Sound is slowly returning to the web, but not the way it did before.
Instead of background music, designers are adding small interaction sounds. Clicks. Hovers. Subtle feedback.
Mobile devices trained users to expect confirmation. When nothing happens, something feels broken.
In 2026, sound is optional, quiet, and respectful. Users should always have control.
12. Tech Bro Gradients (Future-Forward Color Blends)

Gradients never disappeared, they just evolved.
In 2026, gradients are softer, smoother, and heavily associated with tech branding. Purple, blue, teal, and soft glow effects dominate.
They’re easy to apply and visually appealing, which is why they’re everywhere. The challenge now is differentiation.
Designers who want to stand out are experimenting with unusual color blends, shapes, and placement instead of default gradient spheres.
13. Asymmetrical Balance (Structured Imperfection)
Perfect grids are giving way to controlled imbalance.
Layouts feel slightly off-center. Elements don’t line up perfectly. But the overall structure still feels stable.
This creates energy without chaos. It also supports the broader shift toward human imperfection.
The key is balance. If everything is asymmetrical, nothing feels intentional.
14. Content-First Layouts (Design Steps Back)

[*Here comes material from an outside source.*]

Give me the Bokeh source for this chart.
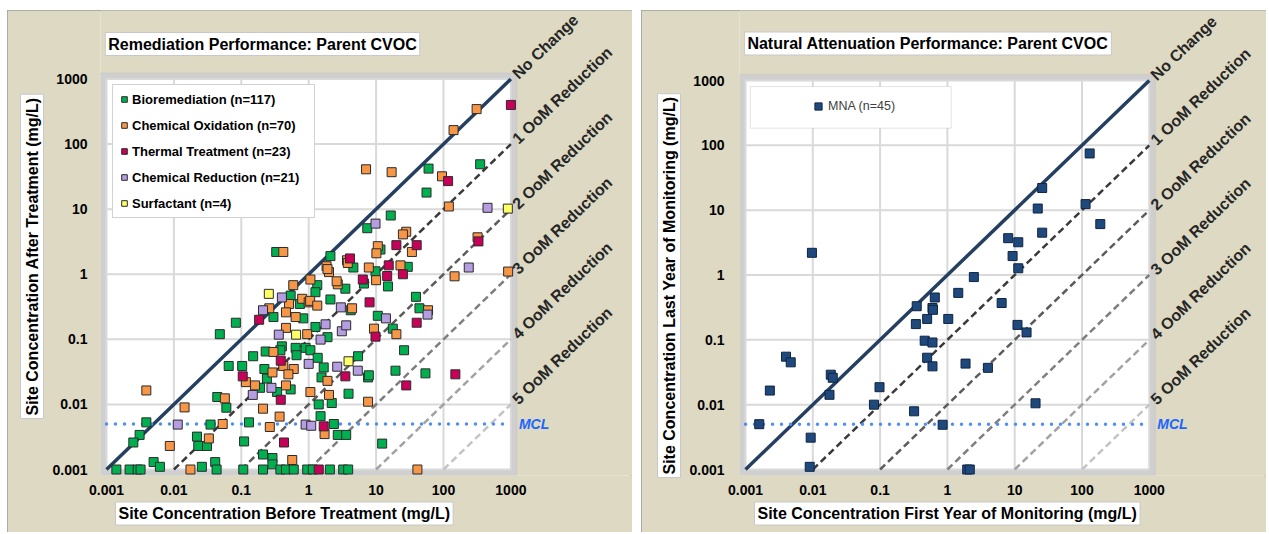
import math
from bokeh.plotting import figure
from bokeh.models import (Range1d, FixedTicker, CustomJSTickFormatter, Label, Title,
                          BoxAnnotation, Legend, LegendItem)
from bokeh.layouts import row
from bokeh.embed import file_html
from bokeh.resources import INLINE

# ---------------- data ----------------
axis_ticks = [0.001, 0.01, 0.1, 1, 10, 100, 1000]
axis_min, axis_max = 0.001, 1000
oom_steps = [0, 1, 2, 3, 4, 5]
oom_labels = ["No Change", "1 OoM Reduction", "2 OoM Reduction",
              "3 OoM Reduction", "4 OoM Reduction", "5 OoM Reduction"]
mcl_value = 0.005

bioremediation = [
    (0.083, 0.18), (0.048, 0.12), (0.065, 0.039), (0.103, 0.039), (0.15, 0.055),
    (0.23, 0.065), (0.22, 0.035), (0.24, 0.025), (0.30, 0.22), (0.54, 0.47),
    (0.74, 0.35), (0.83, 0.21), (0.40, 0.078), (0.64, 0.074), (0.90, 0.074),
    (0.38, 0.068), (0.66, 0.057), (0.19, 0.018), (0.34, 0.0155), (0.54, 0.017),
    (0.044, 0.013), (0.06, 0.0089), (0.0039, 0.0053), (0.035, 0.0049), (0.13, 0.0053),
    (0.0031, 0.0034), (0.0025, 0.0026), (0.022, 0.0032), (0.023, 0.0023), (0.031, 0.0023),
    (0.11, 0.0027), (0.21, 0.0017), (0.29, 0.0015), (0.29, 0.0012), (0.041, 0.0013),
    (0.043, 0.001), (0.026, 0.0011), (0.005, 0.0013), (0.0062, 0.0011), (0.0014, 0.001),
    (0.0022, 0.001), (0.0029, 0.001), (0.0032, 0.001), (0.107, 0.001), (0.21, 0.001),
    (0.38, 0.001), (0.46, 0.001), (0.60, 0.001), (0.95, 0.001), (6.6, 0.72),
    (15, 0.65), (3.5, 0.6), (1.34, 0.68), (1.26, 0.53), (2.1, 0.41),
    (4.2, 0.28), (10.6, 0.23), (39, 0.45), (44, 0.30), (1.26, 0.155),
    (1.9, 0.108), (17.7, 0.146), (26, 0.068), (1.06, 0.068), (1.36, 0.052),
    (1.67, 0.037), (5.4, 0.055), (7.6, 0.026), (7.8, 0.028), (19.4, 0.033),
    (54, 0.030), (1.55, 0.026), (2.2, 0.0105), (1.41, 0.010), (3.9, 0.0146),
    (1.5, 0.0066), (2.36, 0.005), (2.7, 0.0034), (3.6, 0.0034), (12.3, 0.0025),
    (1.15, 0.001), (2.06, 0.001), (3.25, 0.001), (3.85, 0.001), (60, 42),
    (350, 49), (56, 18), (16.5, 8.0), (7.4, 5.1), (11.6, 2.4),
    (2.1, 1.9), (4.6, 1.27), (29.5, 1.3), (9.8, 1.11), (0.33, 2.2),
]
chemical_oxidation = [
    (0.59, 0.68), (0.26, 0.30), (0.51, 0.35), (0.80, 0.42), (0.46, 0.26),
    (0.64, 0.22), (0.46, 0.15), (0.95, 0.12), (0.30, 0.064), (0.42, 0.039),
    (0.60, 0.035), (0.29, 0.031), (0.50, 0.029), (0.117, 0.022), (0.16, 0.0196),
    (0.46, 0.0196), (0.057, 0.0124), (0.21, 0.0086), (0.37, 0.0065), (0.0039, 0.0164),
    (0.0144, 0.009), (0.053, 0.005), (0.265, 0.0045), (0.033, 0.003), (0.0087, 0.0023),
    (0.57, 0.0014), (0.0176, 0.001), (1.06, 0.83), (2.0, 1.08), (10, 0.81),
    (2.7, 0.70), (2.6, 0.78), (146, 0.93), (910, 1.1), (1.0, 0.37),
    (1.05, 0.39), (1.34, 0.33), (4.4, 0.30), (59, 0.28), (9.3, 0.146),
    (20, 0.12), (1.9, 0.023), (1.06, 0.0155), (2.0, 0.014), (7.6, 0.011),
    (1.72, 0.0035), (41, 0.001), (310, 345), (141, 164), (7.1, 41),
    (17, 37), (95, 32), (120, 11), (28, 4.5), (25, 4.1),
    (320, 3.7), (10.6, 2.7), (10.1, 2.1), (34, 2.2), (3.7, 1.64),
    (3.8, 1.49), (7.8, 1.27), (23, 1.37), (1.84, 1.33), (1.9, 1.2),
    (0.42, 2.2),
]
thermal_treatment = [
    (0.184, 0.20), (0.385, 0.047), (0.105, 0.027), (0.385, 0.0118), (0.43, 0.0026),
    (6.35, 0.83), (14.6, 0.94), (25, 1.0), (8.0, 0.37), (40, 0.18),
    (9.8, 0.11), (3.5, 0.027), (150, 0.029), (28, 0.0196), (1.67, 0.0046),
    (1.41, 0.001), (1000, 400), (117, 27), (330, 3.2), (20, 2.8),
    (40, 2.8), (4.1, 1.75), (15.4, 1.37),
]
chemical_reduction = [
    (0.40, 0.44), (0.21, 0.28), (0.36, 0.118), (1.0, 0.042), (0.28, 0.018),
    (0.148, 0.014), (0.0114, 0.0049), (0.90, 0.0049), (3.0, 0.31), (14, 0.21),
    (58, 0.24), (1.78, 0.17), (1.5, 0.099), (3.1, 0.133), (3.6, 0.164),
    (2.65, 0.038), (5.35, 0.033), (1.09, 0.0047), (237, 1.27), (450, 10.5),
    (9.8, 6.0),
]
surfactant = [(0.256, 0.50), (0.65, 0.118), (3.9, 0.046), (900, 10.2)]

mna = [
    (0.0016, 0.005), (0.0023, 0.0165), (0.004, 0.055), (0.0047, 0.045), (0.0097, 2.2),
    (0.0093, 0.0031), (0.009, 0.0011), (0.0185, 0.029), (0.0198, 0.026), (0.0177, 0.0142),
    (0.081, 0.0100), (0.098, 0.0186), (25.6, 22), (22, 10.6), (25.6, 4.5),
    (8.0, 3.7), (11.3, 3.2), (9.3, 1.96), (11.3, 1.27), (2.47, 0.93),
    (1.45, 0.53), (0.65, 0.45), (0.35, 0.33), (0.60, 0.31), (0.61, 0.29),
    (0.50, 0.21), (0.34, 0.175), (1.03, 0.21), (6.4, 0.37), (0.46, 0.097),
    (0.60, 0.091), (0.50, 0.053), (0.60, 0.039), (1.86, 0.043), (4.0, 0.037),
    (11, 0.17), (15, 0.13), (0.32, 0.0079), (0.85, 0.0049), (20.4, 0.0105),
    (1.97, 0.001), (2.15, 0.001), (130, 75), (113, 12.4), (187, 6.1),
]

left_series = [
    ("Bioremediation (n=117)", bioremediation, "#00B050"),
    ("Chemical Oxidation (n=70)", chemical_oxidation, "#F79646"),
    ("Thermal Treatment (n=23)", thermal_treatment, "#C8005A"),
    ("Chemical Reduction (n=21)", chemical_reduction, "#B59DE2"),
    ("Surfactant (n=4)", surfactant, "#FFFF66"),
]

# ---------------- styling ----------------
TAN = "#DDD9C3"
FONT = "Liberation Sans"
oom_colors = ["#243F60", "#3A3A3A", "#5C5C5C", "#7F7F7F", "#A2A2A2", "#C4C4C4"]
FIG_W, FIG_H = 625, 522
PAD = 6  # px of shadow band around the white plot area


def make_fig(border_left, px_dec_x, px_dec_y, ylab_std):
    border_bottom = 57
    frame_w = FIG_W - border_left
    frame_h = FIG_H - border_bottom
    x_lo = -3 - PAD / px_dec_x
    y_lo = -3 - PAD / px_dec_y
    x_hi = x_lo + frame_w / px_dec_x
    y_hi = y_lo + frame_h / px_dec_y
    p = figure(width=FIG_W, height=FIG_H, x_axis_type="log", y_axis_type="log",
               x_range=Range1d(10 ** x_lo, 10 ** x_hi),
               y_range=Range1d(10 ** y_lo, 10 ** y_hi),
               output_backend="svg", toolbar_location=None,
               min_border_left=border_left, min_border_right=0,
               min_border_top=0, min_border_bottom=border_bottom,
               styles={"outline": "2px solid #9C9C9C", "outline-offset": "-2px"})
    p.border_fill_color = TAN
    p.background_fill_color = TAN
    p.outline_line_color = None
    p.xgrid.visible = False
    p.ygrid.visible = False
    bx = 10 ** (PAD / px_dec_x)
    by = 10 ** (PAD / px_dec_y)
    p.add_layout(BoxAnnotation(left=axis_min / bx, right=axis_max * bx,
                               bottom=axis_min / by, top=axis_max * by,
                               fill_color="#CFCFCF", fill_alpha=1.0,
                               line_color="#B8B8B8", line_width=1, level="image"))
    p.add_layout(BoxAnnotation(left=axis_min, right=axis_max, bottom=axis_min, top=axis_max,
                               fill_color="white", fill_alpha=1.0, line_color=None,
                               level="image"))
    for ax in (p.xaxis[0], p.yaxis[0]):
        ax.ticker = FixedTicker(ticks=axis_ticks)
        ax.formatter = CustomJSTickFormatter(code="return tick.toString();")
        ax.axis_line_color = None
        ax.major_tick_line_color = None
        ax.minor_tick_line_color = None
        ax.major_label_text_font = FONT
        ax.major_label_text_font_style = "bold"
        ax.major_label_text_font_size = "14px"
        ax.major_label_text_color = "#000000"
    p.xaxis.major_label_standoff = 3
    p.yaxis.major_label_standoff = ylab_std

    # grid lines within the plotting area
    n = len(axis_ticks)
    p.segment(x0=axis_ticks, y0=[axis_min] * n, x1=axis_ticks, y1=[axis_max] * n,
              line_color="#D9D9D9", line_width=2)
    p.segment(x0=[axis_min] * n, y0=axis_ticks, x1=[axis_max] * n, y1=axis_ticks,
              line_color="#D9D9D9", line_width=2)

    # reference lines
    for k, col in zip(oom_steps, oom_colors):
        xs = [axis_min * 10 ** k, axis_max]
        ys = [x / 10 ** k for x in xs]
        if k == 0:
            p.line(xs, ys, line_color=col, line_width=3.5)
        else:
            p.line(xs, ys, line_color=col, line_width=2.5, line_dash="7 4")
    p.line([axis_min, axis_max], [mcl_value, mcl_value], line_color="#4F8FF5",
           line_width=3.5, line_dash="0 9", line_cap="round")

    angle = math.atan2(px_dec_y, px_dec_x)
    for k, txt in zip(oom_steps, oom_labels):
        p.add_layout(Label(x=axis_max, y=axis_max / 10 ** k, text=txt, angle=angle,
                           text_font=FONT, text_font_style="bold", text_font_size="16px",
                           text_color="#262626", text_align="left", text_baseline="middle",
                           x_offset=4, y_offset=3))
    p.add_layout(Label(x=axis_max, y=mcl_value, text="MCL", text_font=FONT,
                       text_font_style="bold italic", text_font_size="14px",
                       text_color="#1A66FF", text_align="left", text_baseline="middle",
                       x_offset=8))
    return p


def chart_title(p, x, y, text):
    p.add_layout(Label(x=x, y=y, text=text, text_font=FONT,
                       text_font_style="bold", text_font_size="16px", text_color="#000000",
                       text_align="center", text_baseline="middle",
                       background_fill_color="white", border_line_color="#C8C8C8",
                       padding=3))


def axis_title(p, text, place, offset, standoff):
    p.add_layout(Title(text=text, align="left", offset=offset, standoff=standoff,
                       text_font=FONT, text_font_style="bold", text_font_size="16px",
                       text_color="#000000", background_fill_color="white",
                       border_line_color="#C8C8C8", padding=3), place)


# ---------------- left chart ----------------
p1 = make_fig(93, 67.4, 65.08, 7)
items = []
for name, pts, col in left_series:
    r = p1.scatter([q[0] for q in pts], [q[1] for q in pts], marker="square", size=9,
                   fill_color=col, line_color="#2B2B2B", line_width=1)
    items.append(LegendItem(label=name, renderers=[r]))
leg = Legend(items=items, location=(12, 257), margin=0, padding=4, spacing=6,
             label_height=20, glyph_height=14, glyph_width=14, label_standoff=1,
             label_width=178,
             label_text_font=FONT, label_text_font_style="bold",
             label_text_font_size="13px", label_text_color="#000000",
             border_line_color="#A6A6A6", background_fill_color="white",
             background_fill_alpha=1.0)
p1.add_layout(leg)
chart_title(p1, 0.2065, 3450, "Remediation Performance: Parent CVOC")
axis_title(p1, "Site Concentration Before Treatment (mg/L)", "below", 15, 5)
axis_title(p1, "Site Concentration After Treatment (mg/L)", "left", 57, 12)

# ---------------- right chart ----------------
p2 = make_fig(98, 67.3, 64.83, 9)
r2 = p2.scatter([q[0] for q in mna], [q[1] for q in mna], marker="square", size=9,
                fill_color="#1F497D", line_color="#0F2440", line_width=1)
p2.add_layout(BoxAnnotation(left=0.00118, right=1.14, bottom=184, top=808,
                            fill_color="white", fill_alpha=1.0,
                            line_color="#A6A6A6", line_width=1))
leg2 = Legend(items=[LegendItem(label="MNA (n=45)", renderers=[r2])],
              location=(70, 359), padding=0, margin=0,
              label_height=20, glyph_height=18, glyph_width=18, label_standoff=1,
              label_text_font=FONT, label_text_font_size="12.5px",
              label_text_color="#404040", border_line_color=None,
              background_fill_alpha=0.0)
p2.add_layout(leg2)
chart_title(p2, 0.513, 3724, "Natural Attenuation Performance: Parent CVOC")
axis_title(p2, "Site Concentration First Year of Monitoring (mg/L)", "below", 15, 5)
axis_title(p2, "Site Concentration Last Year of Monitoring (mg/L)", "left", -2, 12)

layout = row(p1, p2, spacing=9, margin=(10, 0, 0, 7))
open("out.html", "w").write(file_html(layout, INLINE))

Some of the best websites in 2026 don’t look trendy at all.
Typography leads. Spacing matters. Reading flow is prioritized. Visuals support content instead of competing with it.
This trend often shows up in blogs, editorial sites, and educational platforms. It’s less about branding and more about respect for attention.
Design isn’t gone. It’s just quieter.
15. Tool-Influenced Design (Software Shapes Style)

Design trends are no longer shaped only by taste. They’re shaped by tools.
The capabilities and limitations of modern design software influence what designers create. Certain styles exist because tools make them easy. Others disappear because they’re inefficient.
In 2026, understanding tools is part of visual literacy. Not to follow trends, but to understand why they exist.
Final Thought
Web design in 2026 isn’t about picking the coolest trend. It’s about choosing the right decisions.
Trends are signals, not instructions. The strongest designers aren’t the ones who know every trend. They’re the ones who know when not to use them.
Good design still does one thing above all else: it serves the goal of the website and the people using it.
Everything else is optional.
Frequently Asked Questions
Should every website follow web design trends
No. Trends are signals, not requirements. A design decision should support the purpose of the website before reflecting current style.
Which web design trend is most dominant in 2026
Barely-there UI and content-first layouts appear most consistently across industries, especially in technology and SaaS products.
Are animations still important in 2026
Yes, but only when they serve a clear function. Motion used without narrative or guidance often reduces clarity.
Is minimalism still relevant
Minimalism remains relevant, but it has shifted toward restraint rather than emptiness. The focus is on intention rather than absence.
How should designers decide which trends to use
Designers should evaluate audience expectations, brand tone, and technical constraints before adopting any trend.